:: Given exercise ::
Lines containing the string "this" are to be collected in full.

:: Data lines ::
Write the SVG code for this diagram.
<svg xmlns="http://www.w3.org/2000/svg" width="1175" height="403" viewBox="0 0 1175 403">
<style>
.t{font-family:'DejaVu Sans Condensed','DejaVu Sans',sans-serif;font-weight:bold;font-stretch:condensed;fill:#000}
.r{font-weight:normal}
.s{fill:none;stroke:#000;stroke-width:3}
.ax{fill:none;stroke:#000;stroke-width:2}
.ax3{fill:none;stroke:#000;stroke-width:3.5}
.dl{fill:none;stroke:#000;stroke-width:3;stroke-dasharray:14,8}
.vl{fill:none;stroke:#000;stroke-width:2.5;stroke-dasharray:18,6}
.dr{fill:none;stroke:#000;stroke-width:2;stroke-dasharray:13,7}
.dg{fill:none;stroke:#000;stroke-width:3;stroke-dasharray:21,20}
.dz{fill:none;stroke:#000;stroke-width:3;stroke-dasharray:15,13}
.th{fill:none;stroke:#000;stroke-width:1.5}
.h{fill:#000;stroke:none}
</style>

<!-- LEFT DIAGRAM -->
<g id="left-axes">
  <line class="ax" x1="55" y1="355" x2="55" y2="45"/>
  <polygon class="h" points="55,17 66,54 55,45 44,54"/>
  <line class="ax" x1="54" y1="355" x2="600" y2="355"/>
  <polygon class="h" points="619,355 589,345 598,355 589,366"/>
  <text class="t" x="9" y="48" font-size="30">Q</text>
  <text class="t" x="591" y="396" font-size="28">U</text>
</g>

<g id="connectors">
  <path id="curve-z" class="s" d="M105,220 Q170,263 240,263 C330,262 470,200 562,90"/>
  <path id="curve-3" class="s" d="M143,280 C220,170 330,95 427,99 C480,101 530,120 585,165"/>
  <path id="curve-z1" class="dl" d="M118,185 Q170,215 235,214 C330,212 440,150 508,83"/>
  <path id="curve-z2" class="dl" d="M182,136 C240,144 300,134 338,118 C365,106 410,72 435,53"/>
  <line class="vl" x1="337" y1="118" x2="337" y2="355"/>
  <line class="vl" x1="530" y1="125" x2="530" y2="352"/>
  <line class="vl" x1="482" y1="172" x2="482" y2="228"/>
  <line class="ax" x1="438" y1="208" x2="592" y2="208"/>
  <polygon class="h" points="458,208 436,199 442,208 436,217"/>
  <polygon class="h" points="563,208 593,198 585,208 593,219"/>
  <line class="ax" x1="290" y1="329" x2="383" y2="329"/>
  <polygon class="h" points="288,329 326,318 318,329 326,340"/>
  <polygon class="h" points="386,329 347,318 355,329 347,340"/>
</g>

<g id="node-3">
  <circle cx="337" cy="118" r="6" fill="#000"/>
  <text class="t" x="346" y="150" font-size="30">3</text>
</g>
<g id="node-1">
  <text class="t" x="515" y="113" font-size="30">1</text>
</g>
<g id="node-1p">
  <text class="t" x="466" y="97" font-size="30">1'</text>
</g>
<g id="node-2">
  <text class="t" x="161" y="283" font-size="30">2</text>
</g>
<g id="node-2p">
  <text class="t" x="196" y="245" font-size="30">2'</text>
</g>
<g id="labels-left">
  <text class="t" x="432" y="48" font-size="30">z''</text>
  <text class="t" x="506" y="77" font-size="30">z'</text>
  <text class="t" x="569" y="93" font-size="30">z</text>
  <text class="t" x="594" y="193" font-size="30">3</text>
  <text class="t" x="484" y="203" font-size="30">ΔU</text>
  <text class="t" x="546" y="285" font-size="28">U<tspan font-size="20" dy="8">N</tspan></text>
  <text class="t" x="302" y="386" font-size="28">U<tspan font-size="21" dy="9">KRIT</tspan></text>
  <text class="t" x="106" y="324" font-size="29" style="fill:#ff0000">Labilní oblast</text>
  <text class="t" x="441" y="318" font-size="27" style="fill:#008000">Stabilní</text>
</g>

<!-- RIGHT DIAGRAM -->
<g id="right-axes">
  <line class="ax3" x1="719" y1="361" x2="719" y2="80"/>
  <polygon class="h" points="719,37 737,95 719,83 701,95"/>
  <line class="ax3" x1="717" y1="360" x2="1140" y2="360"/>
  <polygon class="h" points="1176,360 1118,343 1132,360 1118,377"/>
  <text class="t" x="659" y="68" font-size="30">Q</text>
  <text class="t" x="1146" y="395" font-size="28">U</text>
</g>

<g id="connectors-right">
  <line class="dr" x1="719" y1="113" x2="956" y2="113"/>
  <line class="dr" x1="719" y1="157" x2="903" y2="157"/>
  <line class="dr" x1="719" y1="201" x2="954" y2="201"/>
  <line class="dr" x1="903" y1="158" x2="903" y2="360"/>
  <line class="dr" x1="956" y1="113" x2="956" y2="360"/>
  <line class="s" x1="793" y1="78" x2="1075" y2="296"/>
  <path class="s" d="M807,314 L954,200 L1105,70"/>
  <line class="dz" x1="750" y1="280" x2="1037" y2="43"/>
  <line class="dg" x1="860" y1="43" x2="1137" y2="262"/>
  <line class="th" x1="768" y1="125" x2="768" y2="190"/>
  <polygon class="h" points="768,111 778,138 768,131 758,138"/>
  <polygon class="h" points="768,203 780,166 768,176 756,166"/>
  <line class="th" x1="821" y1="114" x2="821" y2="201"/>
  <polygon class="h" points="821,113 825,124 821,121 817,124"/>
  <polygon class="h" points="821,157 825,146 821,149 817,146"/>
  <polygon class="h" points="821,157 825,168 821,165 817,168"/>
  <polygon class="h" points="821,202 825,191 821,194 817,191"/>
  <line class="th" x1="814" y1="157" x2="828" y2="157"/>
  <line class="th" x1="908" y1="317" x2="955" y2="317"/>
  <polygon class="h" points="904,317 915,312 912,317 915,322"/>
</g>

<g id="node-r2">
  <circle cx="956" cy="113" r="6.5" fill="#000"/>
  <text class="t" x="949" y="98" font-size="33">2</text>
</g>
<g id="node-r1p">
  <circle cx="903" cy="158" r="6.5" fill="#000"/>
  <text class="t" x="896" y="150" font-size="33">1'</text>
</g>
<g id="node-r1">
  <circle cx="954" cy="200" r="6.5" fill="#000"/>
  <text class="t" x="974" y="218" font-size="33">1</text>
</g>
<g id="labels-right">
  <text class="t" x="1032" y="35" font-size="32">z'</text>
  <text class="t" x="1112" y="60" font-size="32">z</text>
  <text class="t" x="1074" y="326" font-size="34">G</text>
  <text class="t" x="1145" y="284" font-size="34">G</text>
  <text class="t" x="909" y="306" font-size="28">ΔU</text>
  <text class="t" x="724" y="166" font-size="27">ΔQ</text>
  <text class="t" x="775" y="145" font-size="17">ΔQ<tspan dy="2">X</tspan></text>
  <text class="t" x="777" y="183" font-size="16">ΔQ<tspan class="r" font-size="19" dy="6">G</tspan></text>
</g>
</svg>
...
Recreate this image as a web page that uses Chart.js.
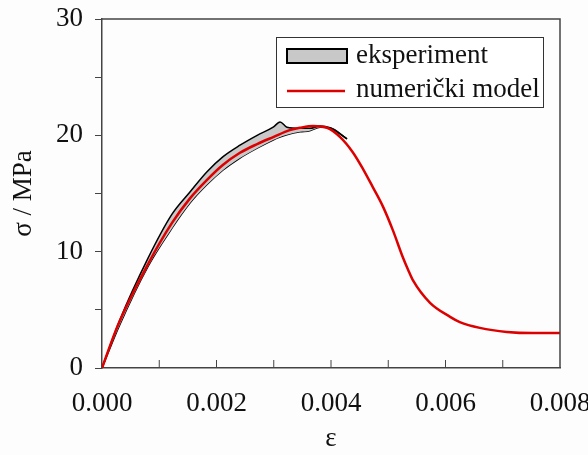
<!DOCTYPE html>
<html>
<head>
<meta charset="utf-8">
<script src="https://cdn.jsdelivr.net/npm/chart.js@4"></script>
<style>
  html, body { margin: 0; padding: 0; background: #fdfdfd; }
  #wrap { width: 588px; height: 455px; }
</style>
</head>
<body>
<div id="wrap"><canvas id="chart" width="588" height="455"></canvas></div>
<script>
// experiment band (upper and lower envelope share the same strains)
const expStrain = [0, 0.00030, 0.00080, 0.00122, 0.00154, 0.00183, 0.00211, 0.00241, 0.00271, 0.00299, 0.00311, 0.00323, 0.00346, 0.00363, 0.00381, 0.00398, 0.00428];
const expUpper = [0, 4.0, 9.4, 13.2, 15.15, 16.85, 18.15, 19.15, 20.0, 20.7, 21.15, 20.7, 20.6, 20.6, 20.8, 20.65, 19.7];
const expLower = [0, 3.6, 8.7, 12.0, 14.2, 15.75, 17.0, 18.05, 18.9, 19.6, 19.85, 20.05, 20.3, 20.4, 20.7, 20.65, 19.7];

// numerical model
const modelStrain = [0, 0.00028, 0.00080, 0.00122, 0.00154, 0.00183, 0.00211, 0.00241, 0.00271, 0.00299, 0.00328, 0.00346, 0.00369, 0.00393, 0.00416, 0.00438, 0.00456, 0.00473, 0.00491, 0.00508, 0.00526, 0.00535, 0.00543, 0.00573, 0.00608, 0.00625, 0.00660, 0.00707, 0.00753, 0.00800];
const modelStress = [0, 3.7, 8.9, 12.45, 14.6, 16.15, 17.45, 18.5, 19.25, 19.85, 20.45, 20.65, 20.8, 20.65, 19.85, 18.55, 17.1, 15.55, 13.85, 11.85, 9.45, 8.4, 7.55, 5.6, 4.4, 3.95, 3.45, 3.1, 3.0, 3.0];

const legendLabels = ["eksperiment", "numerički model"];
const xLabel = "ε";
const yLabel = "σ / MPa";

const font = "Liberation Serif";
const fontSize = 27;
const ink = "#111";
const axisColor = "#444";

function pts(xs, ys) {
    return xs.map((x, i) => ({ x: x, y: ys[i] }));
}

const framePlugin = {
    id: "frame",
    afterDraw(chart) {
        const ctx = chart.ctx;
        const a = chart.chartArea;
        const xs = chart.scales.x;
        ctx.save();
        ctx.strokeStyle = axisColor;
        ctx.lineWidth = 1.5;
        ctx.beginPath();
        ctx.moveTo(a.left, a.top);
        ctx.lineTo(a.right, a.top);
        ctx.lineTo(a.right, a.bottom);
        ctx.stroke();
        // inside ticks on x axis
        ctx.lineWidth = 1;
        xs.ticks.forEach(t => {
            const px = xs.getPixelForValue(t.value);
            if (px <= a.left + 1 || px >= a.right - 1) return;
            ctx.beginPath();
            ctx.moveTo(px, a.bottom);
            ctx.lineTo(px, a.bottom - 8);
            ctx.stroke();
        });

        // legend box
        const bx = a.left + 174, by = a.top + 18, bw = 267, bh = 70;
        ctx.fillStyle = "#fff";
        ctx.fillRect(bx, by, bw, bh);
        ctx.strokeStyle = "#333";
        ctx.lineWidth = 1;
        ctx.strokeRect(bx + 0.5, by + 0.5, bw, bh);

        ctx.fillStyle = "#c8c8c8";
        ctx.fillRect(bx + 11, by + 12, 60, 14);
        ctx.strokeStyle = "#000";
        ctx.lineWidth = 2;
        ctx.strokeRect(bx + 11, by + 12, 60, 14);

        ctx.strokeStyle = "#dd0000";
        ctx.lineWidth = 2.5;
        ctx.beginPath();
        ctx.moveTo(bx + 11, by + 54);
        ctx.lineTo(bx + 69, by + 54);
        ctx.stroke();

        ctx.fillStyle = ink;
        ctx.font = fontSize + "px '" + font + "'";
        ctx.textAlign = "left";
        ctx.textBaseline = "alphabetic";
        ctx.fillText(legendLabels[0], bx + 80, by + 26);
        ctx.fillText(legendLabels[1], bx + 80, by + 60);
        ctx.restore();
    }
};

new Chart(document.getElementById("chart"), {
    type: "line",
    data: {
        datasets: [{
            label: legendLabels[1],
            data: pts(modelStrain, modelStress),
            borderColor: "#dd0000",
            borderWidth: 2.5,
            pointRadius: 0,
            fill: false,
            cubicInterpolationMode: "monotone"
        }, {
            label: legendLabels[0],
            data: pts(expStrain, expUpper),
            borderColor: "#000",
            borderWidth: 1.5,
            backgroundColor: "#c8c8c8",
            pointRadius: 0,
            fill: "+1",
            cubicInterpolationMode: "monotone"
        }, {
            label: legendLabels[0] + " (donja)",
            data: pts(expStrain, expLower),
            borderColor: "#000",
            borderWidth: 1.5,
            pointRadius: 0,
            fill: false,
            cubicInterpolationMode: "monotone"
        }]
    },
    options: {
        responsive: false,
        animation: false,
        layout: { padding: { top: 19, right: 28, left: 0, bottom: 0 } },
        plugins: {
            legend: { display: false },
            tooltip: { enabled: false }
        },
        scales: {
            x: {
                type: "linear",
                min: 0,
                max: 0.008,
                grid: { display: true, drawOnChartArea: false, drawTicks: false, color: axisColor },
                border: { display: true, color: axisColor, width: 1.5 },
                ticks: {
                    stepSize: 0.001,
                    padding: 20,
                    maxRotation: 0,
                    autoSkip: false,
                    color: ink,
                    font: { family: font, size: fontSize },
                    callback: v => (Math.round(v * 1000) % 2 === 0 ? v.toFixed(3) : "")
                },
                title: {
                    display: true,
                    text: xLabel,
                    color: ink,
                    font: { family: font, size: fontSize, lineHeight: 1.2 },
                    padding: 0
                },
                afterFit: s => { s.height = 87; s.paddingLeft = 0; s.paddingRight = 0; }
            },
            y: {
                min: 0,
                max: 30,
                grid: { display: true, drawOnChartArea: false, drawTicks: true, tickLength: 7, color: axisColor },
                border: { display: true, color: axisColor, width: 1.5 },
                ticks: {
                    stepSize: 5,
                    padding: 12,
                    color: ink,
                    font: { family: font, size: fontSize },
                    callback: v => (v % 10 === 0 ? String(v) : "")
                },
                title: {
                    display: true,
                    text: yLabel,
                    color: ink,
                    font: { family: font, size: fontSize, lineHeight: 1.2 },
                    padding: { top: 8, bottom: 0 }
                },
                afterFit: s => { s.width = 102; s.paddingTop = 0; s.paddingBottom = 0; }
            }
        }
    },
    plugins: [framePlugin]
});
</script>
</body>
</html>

:: Final result ::
Write the SVG code for this diagram.
Recreate this image as a web page that uses Chart.js.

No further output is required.